We were back at Dan's by 5 PM and, I think, all of us hit by a certain "finality." Chet recounted that as they were getting out of the car the balloons "took off toward California all on their own." ("We Will Miss You" ... floating higher and higher into the sky).

Today, we are all resting, eating, reminiscing and resting again (Bean has slept nearly 20 hours!). This is certainly not the end of our Chester. But, he will not be with us in the same familiar manner that was his special touch.

Aloha nui loa,
Bill

6 Comments:

Anonymous Anonymous said...

This blog is supposed to be about Chester,and NOT the otherwise private lives of the rest of his family--especially without even asking all parties involved for their permission.

11:34 PM  
Anonymous Anonymous said...

maybe Bill could edit it to at least remove names?

4:12 PM  
Anonymous Anonymous said...

And maybe it's just part of the story of Chester and belongs just as it is.
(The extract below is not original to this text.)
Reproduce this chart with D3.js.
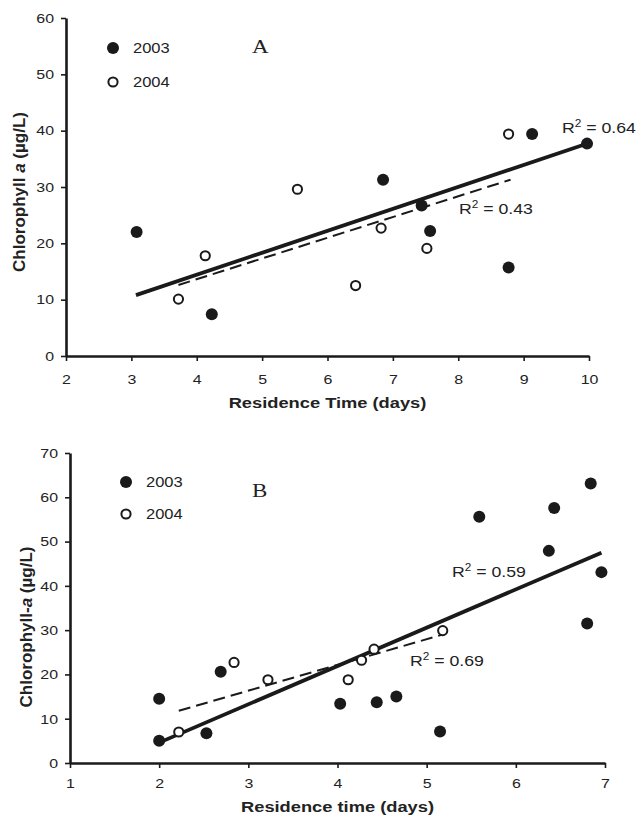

We all understand that intense grief makes people say and do things they would never do otherwise. No one is judging. It is as it is and it's all okay.

5:33 PM  
Anonymous Anonymous said...

Chester had too much respect for other people to have wanted anyone's privacy to be violated in this manner. He knowingly gave up
his own right to privacy when he gave his friends permission to write about everything happening to him during his monumental battle. However, he would not have
wanted his own family to be included without giving their own
permission.It doesn't matter if
others are "judging" or not, it's
a privacy issue.....would you want everyone to be able to watch you
ALL the time if all they had to do was promise not to judge?

10:50 PM  
Anonymous Anonymous said...

I feel that is one of the great things about Chester, his ability to go into the darkness of one's own humanity and to shine light. His rosebud massage and his gentle love and tenacious awareness for the light and dark of this delicious device, the shadow is such a delicious place.

9:00 AM  
Blogger Wine-Beer-Washington said...

Originally Bill had a writers account on this blog and Chester encouraged him to blog in his own "say it as he sees it" style. After the celebration, I was in no shape to blog and I asked Bill to do so, as I knew many were curious about it.
If he decides in retrospect that he would like to edit the post, I will make sure that he has the opportunity to do so.